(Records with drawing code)
* * * * * * * * *

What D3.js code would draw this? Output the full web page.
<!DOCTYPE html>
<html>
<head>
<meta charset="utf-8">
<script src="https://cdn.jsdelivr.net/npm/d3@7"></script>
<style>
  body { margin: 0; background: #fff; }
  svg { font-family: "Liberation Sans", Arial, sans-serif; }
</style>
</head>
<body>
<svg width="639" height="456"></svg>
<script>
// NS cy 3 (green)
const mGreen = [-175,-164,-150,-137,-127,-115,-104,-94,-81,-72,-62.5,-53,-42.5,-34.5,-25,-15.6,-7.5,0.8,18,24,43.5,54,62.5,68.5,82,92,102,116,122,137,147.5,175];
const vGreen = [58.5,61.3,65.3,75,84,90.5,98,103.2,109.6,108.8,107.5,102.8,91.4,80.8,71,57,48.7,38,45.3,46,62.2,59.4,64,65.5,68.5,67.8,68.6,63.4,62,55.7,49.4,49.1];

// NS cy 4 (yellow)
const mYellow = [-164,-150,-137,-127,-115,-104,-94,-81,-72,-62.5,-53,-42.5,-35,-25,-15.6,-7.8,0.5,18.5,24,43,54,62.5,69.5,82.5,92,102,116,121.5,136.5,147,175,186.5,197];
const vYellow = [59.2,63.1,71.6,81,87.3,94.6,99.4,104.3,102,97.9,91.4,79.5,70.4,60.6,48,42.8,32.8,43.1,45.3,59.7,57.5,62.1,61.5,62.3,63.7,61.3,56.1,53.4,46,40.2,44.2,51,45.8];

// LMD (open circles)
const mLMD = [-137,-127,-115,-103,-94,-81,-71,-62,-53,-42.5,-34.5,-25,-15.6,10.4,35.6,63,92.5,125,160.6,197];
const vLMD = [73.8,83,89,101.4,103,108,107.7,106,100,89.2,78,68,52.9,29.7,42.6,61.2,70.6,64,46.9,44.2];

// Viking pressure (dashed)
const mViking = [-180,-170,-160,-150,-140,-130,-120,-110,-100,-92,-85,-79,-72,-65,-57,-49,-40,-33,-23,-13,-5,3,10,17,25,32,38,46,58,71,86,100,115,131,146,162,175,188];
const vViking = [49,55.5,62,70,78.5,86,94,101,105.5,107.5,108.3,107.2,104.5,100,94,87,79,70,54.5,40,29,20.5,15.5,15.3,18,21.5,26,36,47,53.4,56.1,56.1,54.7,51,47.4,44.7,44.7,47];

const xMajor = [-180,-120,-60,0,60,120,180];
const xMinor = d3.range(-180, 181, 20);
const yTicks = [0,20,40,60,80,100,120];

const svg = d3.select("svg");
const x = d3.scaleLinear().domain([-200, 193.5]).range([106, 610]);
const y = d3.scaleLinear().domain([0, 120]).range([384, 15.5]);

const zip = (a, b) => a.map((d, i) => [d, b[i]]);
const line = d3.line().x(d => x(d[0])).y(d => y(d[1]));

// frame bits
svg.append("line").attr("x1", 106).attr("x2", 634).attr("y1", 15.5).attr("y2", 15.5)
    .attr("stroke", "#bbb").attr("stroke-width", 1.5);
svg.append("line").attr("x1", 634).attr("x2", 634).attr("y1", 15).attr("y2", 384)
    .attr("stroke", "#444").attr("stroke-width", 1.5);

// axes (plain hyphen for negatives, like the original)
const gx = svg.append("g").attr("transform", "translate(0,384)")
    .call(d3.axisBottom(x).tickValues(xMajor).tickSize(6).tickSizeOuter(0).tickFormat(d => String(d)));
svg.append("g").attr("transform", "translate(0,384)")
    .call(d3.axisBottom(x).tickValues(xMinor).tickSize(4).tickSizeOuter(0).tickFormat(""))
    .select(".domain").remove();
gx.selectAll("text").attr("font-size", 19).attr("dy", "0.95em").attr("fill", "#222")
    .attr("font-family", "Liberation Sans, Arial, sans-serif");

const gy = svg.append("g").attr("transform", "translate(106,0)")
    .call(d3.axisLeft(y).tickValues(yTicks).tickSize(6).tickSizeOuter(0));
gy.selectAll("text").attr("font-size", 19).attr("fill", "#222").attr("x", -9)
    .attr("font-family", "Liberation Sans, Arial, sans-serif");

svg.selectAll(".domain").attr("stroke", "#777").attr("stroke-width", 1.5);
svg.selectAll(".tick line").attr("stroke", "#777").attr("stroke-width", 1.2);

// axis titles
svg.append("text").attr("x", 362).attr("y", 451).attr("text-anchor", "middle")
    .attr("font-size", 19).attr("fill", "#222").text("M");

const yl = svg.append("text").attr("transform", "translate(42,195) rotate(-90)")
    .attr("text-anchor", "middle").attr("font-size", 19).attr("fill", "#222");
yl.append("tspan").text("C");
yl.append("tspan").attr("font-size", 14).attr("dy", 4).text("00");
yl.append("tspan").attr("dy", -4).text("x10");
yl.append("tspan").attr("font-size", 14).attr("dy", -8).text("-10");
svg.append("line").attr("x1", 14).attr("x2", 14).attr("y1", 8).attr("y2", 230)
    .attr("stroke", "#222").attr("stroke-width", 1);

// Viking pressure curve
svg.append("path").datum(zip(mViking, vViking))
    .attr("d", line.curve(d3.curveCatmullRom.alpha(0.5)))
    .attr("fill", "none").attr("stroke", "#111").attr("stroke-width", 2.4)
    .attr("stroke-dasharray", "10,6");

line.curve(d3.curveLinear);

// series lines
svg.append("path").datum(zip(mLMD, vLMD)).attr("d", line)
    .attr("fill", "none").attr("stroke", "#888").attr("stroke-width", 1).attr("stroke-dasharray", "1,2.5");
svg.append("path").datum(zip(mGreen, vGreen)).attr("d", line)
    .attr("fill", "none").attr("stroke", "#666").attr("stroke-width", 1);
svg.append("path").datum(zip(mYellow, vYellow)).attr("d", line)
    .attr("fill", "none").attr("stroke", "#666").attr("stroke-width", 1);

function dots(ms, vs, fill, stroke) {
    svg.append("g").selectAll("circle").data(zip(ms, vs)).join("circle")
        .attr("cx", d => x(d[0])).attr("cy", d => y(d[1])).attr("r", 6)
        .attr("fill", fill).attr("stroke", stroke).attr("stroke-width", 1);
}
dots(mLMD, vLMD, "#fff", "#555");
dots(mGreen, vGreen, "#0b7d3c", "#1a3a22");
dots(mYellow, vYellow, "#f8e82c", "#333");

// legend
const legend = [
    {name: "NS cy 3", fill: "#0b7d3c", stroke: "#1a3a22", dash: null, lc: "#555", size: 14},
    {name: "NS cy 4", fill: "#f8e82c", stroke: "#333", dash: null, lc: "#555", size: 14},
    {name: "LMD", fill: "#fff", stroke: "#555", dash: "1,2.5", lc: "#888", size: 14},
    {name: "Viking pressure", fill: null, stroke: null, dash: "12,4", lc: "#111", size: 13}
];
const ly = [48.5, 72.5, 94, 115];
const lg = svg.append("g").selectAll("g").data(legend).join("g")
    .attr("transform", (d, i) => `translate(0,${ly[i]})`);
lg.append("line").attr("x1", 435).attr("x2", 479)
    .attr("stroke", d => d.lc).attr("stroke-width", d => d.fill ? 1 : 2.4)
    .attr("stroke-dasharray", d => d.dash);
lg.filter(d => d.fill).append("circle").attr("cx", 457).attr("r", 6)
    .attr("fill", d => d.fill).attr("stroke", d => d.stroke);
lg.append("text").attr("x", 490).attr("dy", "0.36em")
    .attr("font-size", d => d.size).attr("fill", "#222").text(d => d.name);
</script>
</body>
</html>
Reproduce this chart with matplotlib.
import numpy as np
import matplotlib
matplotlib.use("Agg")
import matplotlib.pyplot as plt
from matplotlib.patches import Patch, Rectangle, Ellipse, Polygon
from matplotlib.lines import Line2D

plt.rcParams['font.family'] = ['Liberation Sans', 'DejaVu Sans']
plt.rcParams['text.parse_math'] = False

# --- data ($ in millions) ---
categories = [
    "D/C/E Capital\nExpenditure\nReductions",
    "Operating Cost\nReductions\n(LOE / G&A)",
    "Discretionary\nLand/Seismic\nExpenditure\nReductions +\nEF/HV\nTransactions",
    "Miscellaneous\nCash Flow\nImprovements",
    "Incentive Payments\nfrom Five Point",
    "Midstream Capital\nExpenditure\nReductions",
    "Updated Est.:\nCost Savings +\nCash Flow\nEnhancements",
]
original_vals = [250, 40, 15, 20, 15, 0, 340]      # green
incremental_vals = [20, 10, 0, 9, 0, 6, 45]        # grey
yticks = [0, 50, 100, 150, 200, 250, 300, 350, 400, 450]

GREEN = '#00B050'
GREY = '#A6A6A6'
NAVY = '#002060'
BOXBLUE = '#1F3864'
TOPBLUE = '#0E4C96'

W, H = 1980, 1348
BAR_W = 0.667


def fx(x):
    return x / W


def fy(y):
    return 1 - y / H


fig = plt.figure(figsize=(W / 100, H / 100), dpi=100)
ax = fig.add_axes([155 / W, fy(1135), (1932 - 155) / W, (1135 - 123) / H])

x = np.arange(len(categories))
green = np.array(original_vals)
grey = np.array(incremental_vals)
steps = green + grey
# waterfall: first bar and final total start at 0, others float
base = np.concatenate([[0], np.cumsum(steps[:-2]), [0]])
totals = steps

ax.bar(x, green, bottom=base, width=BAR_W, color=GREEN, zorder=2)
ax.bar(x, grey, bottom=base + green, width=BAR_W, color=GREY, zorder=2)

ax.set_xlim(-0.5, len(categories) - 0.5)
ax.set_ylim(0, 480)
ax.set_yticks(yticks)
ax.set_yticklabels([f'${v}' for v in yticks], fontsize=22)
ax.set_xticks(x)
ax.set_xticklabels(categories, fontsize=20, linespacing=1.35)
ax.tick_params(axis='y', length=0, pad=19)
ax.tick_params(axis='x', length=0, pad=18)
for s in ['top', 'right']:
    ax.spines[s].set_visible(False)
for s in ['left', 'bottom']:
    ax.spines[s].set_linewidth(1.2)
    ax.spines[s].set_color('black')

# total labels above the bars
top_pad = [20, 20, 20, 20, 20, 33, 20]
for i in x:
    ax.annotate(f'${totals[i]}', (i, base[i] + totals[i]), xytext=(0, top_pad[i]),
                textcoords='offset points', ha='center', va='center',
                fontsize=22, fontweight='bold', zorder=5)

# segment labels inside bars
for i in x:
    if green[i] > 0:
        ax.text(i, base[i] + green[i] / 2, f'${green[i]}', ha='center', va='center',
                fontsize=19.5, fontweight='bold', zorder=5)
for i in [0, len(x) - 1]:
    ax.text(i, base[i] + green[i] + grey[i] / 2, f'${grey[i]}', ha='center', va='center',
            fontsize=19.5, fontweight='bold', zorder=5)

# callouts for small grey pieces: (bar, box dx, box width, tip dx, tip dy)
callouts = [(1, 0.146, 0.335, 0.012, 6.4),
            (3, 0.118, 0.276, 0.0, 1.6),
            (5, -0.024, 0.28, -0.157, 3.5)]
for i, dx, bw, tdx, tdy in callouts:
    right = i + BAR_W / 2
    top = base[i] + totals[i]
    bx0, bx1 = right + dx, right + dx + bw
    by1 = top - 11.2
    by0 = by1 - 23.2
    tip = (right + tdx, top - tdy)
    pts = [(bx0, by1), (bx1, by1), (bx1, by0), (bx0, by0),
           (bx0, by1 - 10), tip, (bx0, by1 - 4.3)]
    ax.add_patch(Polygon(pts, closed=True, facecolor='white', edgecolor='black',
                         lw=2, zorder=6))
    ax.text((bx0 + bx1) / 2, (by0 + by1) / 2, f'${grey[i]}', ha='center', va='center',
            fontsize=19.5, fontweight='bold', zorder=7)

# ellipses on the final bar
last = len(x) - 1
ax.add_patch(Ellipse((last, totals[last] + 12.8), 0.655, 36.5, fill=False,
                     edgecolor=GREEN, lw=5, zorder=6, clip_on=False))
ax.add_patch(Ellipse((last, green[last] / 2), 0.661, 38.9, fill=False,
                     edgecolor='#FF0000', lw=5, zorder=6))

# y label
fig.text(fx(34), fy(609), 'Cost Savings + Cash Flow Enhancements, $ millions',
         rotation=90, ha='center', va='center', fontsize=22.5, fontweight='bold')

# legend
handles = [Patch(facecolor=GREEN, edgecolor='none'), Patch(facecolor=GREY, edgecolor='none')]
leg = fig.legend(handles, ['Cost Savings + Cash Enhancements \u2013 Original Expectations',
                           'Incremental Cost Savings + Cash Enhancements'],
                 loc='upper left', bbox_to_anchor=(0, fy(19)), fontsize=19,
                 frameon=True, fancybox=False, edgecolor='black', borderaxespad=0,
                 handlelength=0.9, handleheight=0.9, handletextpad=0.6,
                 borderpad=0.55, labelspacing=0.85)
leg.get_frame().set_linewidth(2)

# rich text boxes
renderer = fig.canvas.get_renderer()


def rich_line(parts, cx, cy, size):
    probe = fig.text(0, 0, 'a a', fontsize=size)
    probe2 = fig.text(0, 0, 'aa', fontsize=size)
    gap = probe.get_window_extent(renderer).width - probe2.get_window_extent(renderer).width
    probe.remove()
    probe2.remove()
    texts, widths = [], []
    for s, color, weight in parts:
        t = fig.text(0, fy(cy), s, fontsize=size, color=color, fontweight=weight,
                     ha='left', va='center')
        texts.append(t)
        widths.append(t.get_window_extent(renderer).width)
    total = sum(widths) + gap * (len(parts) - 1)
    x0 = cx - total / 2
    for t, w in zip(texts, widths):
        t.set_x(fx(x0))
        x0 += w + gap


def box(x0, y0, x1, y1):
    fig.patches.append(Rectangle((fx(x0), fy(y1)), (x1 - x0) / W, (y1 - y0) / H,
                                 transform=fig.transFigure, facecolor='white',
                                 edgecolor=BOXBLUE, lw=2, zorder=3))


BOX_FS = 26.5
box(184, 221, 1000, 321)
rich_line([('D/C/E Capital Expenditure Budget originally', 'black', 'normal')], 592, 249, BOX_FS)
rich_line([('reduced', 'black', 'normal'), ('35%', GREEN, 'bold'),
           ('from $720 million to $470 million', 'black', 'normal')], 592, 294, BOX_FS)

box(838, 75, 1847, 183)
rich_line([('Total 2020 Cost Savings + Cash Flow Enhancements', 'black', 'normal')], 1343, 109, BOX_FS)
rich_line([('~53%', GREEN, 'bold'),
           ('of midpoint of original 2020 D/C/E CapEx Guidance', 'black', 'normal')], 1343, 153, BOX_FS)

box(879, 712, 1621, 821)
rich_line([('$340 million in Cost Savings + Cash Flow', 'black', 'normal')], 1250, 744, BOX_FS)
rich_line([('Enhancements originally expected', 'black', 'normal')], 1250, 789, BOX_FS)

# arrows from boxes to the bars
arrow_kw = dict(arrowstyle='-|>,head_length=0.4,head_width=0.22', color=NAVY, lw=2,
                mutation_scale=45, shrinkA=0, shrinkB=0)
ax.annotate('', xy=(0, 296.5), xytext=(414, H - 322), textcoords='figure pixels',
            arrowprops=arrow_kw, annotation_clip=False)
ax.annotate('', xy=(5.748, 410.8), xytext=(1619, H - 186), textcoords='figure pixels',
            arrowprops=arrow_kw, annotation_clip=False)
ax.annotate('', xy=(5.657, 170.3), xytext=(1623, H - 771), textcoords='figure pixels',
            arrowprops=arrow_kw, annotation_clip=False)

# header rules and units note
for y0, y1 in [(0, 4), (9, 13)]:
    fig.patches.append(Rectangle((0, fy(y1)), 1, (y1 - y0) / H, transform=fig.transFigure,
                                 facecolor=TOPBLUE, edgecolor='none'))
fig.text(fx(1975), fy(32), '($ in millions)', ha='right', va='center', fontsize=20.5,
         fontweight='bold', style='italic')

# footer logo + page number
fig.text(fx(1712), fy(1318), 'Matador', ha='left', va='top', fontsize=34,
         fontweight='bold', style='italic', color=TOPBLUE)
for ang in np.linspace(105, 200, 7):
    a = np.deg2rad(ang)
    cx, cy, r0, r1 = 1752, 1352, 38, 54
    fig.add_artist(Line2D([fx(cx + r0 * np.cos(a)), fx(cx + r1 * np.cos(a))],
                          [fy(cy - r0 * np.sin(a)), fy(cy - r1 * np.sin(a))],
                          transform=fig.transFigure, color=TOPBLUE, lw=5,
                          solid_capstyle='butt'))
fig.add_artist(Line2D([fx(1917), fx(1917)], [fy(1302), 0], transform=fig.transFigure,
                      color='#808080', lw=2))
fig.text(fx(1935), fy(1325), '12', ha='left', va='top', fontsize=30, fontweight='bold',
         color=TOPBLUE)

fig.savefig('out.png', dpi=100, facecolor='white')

* * * * * * * * *

#### [Stated goal]
Starting at the line that holds "Reproduce this chart with matplotlib.", copy each line exactly and stop after the line that holds "ax = fig.add_axes([155".

#### [Solution for this exercise]
Reproduce this chart with matplotlib.
import numpy as np
import matplotlib
matplotlib.use("Agg")
import matplotlib.pyplot as plt
from matplotlib.patches import Patch, Rectangle, Ellipse, Polygon
from matplotlib.lines import Line2D

plt.rcParams['font.family'] = ['Liberation Sans', 'DejaVu Sans']
plt.rcParams['text.parse_math'] = False

# --- data ($ in millions) ---
categories = [
    "D/C/E Capital\nExpenditure\nReductions",
    "Operating Cost\nReductions\n(LOE / G&A)",
    "Discretionary\nLand/Seismic\nExpenditure\nReductions +\nEF/HV\nTransactions",
    "Miscellaneous\nCash Flow\nImprovements",
    "Incentive Payments\nfrom Five Point",
    "Midstream Capital\nExpenditure\nReductions",
    "Updated Est.:\nCost Savings +\nCash Flow\nEnhancements",
]
original_vals = [250, 40, 15, 20, 15, 0, 340]      # green
incremental_vals = [20, 10, 0, 9, 0, 6, 45]        # grey
yticks = [0, 50, 100, 150, 200, 250, 300, 350, 400, 450]

GREEN = '#00B050'
GREY = '#A6A6A6'
NAVY = '#002060'
BOXBLUE = '#1F3864'
TOPBLUE = '#0E4C96'

W, H = 1980, 1348
BAR_W = 0.667


def fx(x):
    return x / W


def fy(y):
    return 1 - y / H


fig = plt.figure(figsize=(W / 100, H / 100), dpi=100)
ax = fig.add_axes([155 / W, fy(1135), (1932 - 155) / W, (1135 - 123) / H])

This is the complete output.